+++ LISTED ENTRIES +++

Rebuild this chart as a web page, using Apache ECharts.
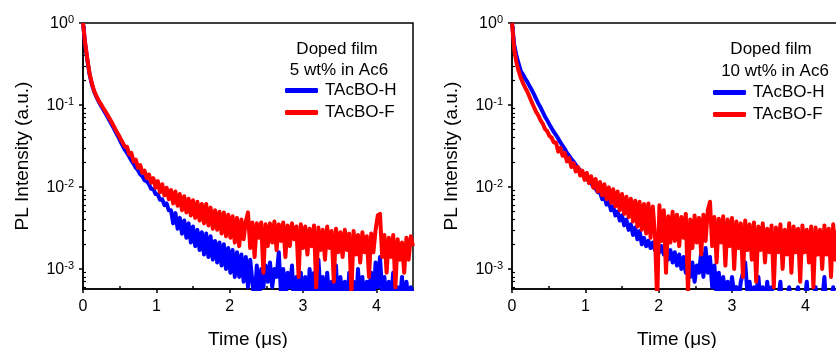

+++
+++ LISTED ENTRIES +++

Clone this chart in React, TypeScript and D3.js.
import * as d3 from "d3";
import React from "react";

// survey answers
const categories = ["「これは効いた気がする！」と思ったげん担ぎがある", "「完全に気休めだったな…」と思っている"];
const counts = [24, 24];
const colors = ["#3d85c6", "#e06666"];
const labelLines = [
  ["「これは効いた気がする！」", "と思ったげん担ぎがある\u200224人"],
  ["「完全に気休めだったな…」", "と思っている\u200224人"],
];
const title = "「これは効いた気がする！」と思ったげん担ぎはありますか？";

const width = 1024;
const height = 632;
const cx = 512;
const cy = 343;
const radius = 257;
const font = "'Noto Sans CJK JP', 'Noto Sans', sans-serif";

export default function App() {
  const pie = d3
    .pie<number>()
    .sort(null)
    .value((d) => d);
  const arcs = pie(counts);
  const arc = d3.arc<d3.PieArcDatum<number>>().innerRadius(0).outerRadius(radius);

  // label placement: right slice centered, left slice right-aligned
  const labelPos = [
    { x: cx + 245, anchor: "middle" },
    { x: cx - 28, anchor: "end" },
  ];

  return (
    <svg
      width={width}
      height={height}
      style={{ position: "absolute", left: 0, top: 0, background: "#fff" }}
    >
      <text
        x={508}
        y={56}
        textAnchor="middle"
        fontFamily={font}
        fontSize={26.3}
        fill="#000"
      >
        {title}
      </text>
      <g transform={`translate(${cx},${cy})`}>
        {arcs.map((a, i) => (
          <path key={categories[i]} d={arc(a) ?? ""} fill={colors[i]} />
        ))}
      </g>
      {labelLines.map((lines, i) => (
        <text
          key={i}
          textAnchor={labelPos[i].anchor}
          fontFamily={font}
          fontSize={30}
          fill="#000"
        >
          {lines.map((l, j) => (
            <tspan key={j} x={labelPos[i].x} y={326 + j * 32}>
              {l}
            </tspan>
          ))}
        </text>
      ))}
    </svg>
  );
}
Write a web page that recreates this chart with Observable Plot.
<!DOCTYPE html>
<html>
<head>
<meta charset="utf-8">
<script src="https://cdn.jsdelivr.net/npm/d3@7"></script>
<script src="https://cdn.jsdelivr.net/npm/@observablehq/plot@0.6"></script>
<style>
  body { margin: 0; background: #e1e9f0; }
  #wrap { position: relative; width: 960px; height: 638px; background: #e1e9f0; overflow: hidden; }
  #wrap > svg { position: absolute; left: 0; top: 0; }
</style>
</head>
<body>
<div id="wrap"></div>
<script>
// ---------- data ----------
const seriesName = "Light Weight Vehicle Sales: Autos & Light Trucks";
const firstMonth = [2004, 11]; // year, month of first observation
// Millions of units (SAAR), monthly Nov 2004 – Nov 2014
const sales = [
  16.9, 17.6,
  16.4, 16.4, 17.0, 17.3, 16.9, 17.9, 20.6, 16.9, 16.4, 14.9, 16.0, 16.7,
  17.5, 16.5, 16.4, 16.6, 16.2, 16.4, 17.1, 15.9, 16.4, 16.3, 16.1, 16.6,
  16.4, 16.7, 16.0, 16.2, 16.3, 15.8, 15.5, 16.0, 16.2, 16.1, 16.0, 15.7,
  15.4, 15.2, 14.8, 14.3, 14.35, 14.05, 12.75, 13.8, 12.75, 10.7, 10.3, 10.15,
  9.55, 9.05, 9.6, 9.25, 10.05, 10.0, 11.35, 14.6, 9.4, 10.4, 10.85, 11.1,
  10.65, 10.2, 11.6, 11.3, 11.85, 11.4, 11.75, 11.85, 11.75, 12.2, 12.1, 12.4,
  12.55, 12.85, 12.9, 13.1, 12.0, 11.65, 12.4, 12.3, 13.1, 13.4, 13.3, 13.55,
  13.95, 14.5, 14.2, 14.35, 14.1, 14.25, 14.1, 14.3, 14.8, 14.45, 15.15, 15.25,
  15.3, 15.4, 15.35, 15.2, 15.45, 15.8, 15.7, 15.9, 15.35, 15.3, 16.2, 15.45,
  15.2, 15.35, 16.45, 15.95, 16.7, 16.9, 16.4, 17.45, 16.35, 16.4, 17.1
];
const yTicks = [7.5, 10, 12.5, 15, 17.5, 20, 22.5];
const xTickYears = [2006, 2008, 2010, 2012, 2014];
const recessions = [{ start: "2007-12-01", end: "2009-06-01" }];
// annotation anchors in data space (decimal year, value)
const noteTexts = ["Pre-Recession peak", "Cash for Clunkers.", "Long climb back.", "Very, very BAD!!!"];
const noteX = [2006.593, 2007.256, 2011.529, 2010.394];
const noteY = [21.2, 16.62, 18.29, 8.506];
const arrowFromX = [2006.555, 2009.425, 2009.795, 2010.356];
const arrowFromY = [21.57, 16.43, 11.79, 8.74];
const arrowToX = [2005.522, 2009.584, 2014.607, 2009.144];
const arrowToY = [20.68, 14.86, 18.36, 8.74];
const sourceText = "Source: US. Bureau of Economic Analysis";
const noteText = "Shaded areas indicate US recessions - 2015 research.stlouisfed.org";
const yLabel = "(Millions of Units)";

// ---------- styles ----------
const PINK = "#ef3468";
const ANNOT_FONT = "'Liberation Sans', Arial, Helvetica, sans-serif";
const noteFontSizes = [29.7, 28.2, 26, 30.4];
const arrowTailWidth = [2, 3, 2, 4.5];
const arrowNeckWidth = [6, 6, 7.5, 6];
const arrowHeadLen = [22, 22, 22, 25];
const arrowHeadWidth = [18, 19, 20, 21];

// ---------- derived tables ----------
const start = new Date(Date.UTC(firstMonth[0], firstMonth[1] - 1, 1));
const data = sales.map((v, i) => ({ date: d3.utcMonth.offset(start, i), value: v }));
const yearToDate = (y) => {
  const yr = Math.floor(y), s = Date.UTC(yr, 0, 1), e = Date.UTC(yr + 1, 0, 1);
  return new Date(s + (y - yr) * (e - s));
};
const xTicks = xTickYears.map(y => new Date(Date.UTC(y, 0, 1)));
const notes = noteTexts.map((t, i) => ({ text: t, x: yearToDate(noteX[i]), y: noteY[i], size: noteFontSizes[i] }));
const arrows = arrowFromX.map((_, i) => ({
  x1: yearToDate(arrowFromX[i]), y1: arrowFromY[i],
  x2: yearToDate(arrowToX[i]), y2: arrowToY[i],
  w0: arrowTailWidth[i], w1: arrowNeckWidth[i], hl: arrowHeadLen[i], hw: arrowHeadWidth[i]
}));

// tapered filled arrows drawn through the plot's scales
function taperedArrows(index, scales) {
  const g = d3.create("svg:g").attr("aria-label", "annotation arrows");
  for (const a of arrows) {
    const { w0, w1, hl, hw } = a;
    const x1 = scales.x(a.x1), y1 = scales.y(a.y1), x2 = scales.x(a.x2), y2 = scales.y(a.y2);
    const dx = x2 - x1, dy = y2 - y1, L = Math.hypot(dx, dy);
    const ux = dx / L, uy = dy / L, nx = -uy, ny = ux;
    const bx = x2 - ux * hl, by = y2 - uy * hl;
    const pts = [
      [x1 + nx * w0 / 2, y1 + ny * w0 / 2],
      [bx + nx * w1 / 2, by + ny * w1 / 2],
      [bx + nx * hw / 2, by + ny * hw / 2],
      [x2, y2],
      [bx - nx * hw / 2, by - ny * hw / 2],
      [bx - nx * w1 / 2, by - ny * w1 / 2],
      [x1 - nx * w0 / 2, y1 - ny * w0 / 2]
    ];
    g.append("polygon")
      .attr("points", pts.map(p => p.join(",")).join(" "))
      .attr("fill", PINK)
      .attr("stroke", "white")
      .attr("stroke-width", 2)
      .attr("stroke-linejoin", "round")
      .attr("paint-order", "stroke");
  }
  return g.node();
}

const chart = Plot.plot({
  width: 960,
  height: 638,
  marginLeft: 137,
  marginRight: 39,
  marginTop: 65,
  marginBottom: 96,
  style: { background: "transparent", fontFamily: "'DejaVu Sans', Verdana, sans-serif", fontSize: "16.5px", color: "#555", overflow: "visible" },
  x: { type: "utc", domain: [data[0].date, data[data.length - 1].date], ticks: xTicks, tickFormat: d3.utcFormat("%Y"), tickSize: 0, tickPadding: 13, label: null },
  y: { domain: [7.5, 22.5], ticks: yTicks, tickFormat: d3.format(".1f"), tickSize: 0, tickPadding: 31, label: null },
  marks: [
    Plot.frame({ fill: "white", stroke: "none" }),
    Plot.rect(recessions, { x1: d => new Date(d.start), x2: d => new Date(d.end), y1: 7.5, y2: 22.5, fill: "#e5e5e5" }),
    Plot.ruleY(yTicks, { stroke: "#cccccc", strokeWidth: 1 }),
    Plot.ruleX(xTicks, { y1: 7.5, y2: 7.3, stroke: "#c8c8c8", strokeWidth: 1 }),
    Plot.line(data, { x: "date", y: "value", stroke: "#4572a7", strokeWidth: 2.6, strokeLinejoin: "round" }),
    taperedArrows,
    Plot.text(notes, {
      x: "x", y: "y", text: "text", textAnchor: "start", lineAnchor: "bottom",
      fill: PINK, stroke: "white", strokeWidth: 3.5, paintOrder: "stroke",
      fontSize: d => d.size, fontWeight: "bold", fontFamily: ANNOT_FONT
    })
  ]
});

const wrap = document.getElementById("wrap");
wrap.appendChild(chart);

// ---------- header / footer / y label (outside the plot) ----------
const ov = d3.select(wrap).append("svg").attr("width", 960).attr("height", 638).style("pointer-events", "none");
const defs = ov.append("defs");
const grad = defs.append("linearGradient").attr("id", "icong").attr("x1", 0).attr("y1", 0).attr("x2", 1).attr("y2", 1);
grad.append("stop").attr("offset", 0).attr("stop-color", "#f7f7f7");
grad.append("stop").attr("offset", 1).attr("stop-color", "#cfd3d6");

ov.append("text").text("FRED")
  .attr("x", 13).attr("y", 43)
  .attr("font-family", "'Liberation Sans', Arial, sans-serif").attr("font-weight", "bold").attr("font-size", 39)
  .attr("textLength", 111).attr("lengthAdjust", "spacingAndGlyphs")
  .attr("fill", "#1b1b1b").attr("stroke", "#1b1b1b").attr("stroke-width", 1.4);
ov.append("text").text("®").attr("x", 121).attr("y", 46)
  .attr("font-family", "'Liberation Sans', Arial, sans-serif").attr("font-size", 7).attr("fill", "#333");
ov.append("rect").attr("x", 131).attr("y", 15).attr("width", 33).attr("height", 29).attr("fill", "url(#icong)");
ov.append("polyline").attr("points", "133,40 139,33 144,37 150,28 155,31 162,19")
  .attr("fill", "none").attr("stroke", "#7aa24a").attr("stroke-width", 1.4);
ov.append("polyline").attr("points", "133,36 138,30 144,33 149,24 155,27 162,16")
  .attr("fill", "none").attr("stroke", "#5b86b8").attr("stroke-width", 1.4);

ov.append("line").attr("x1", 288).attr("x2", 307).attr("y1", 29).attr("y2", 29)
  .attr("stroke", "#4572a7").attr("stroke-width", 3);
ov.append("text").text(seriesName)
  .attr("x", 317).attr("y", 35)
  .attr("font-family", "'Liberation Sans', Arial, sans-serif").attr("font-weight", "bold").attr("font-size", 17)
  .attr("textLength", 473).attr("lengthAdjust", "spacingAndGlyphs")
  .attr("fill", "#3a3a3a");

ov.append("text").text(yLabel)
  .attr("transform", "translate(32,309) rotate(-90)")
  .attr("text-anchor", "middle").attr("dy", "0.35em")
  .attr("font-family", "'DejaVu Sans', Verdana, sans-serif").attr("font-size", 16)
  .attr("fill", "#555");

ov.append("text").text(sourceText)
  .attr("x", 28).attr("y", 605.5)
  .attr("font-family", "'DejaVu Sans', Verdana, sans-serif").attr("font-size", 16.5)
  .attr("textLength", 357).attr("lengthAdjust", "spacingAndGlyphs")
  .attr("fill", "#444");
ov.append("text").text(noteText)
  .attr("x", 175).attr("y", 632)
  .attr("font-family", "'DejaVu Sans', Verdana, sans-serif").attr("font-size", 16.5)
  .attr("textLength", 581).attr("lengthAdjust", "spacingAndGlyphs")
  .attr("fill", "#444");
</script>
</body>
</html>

+++
+++ LISTED ENTRIES +++

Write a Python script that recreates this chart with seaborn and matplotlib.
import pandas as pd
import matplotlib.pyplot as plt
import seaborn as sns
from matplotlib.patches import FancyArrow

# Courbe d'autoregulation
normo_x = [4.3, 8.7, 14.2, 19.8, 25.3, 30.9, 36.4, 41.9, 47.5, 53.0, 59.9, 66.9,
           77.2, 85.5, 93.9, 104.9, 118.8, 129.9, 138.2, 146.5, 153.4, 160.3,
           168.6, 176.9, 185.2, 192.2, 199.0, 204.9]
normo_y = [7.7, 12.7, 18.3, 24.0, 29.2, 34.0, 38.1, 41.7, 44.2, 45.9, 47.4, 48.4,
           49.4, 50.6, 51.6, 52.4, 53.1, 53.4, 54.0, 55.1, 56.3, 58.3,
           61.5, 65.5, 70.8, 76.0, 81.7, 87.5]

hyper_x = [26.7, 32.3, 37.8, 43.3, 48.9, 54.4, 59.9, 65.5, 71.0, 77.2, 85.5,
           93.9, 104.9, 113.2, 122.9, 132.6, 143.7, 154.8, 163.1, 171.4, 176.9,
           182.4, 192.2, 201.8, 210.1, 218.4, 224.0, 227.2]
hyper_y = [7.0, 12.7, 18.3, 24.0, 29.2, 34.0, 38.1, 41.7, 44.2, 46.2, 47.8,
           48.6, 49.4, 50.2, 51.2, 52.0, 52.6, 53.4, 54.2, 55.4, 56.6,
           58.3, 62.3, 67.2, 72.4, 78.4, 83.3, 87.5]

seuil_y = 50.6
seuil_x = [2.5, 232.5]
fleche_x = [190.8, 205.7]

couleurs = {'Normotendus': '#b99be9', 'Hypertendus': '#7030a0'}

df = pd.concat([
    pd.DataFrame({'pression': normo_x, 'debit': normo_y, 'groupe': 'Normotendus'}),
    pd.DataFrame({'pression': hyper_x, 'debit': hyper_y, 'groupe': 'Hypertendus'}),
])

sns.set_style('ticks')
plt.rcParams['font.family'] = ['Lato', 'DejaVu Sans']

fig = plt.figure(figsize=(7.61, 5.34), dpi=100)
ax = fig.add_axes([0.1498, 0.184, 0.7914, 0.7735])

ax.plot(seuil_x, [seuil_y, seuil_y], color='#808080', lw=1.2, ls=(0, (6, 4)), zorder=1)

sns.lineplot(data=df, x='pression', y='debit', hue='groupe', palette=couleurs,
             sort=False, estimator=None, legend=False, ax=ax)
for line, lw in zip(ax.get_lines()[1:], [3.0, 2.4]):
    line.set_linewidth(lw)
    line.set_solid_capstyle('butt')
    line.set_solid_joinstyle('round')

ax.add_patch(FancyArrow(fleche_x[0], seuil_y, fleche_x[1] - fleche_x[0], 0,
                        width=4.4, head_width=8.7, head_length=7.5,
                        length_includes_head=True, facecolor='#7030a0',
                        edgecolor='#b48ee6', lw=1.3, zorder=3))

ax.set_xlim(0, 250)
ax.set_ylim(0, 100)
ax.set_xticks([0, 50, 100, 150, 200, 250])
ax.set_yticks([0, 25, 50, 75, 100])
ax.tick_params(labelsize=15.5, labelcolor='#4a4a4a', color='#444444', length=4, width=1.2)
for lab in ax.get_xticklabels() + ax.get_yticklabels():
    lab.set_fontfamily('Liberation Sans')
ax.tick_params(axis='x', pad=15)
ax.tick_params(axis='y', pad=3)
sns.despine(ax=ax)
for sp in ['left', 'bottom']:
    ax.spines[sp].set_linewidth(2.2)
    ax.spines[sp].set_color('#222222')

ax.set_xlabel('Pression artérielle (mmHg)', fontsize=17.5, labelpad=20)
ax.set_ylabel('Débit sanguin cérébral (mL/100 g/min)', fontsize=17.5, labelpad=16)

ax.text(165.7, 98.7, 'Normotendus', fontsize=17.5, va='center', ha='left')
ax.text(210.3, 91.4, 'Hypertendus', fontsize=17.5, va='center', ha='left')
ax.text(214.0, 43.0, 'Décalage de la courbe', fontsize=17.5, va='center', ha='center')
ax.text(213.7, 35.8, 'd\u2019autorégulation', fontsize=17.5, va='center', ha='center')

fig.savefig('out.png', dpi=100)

+++

— INSTRUCTION —
Pick out every line above that contains the word "matplotlib" and copy it.

— EXPECTED ANSWER —
Write a Python script that recreates this chart with seaborn and matplotlib.
import matplotlib.pyplot as plt
from matplotlib.patches import FancyArrow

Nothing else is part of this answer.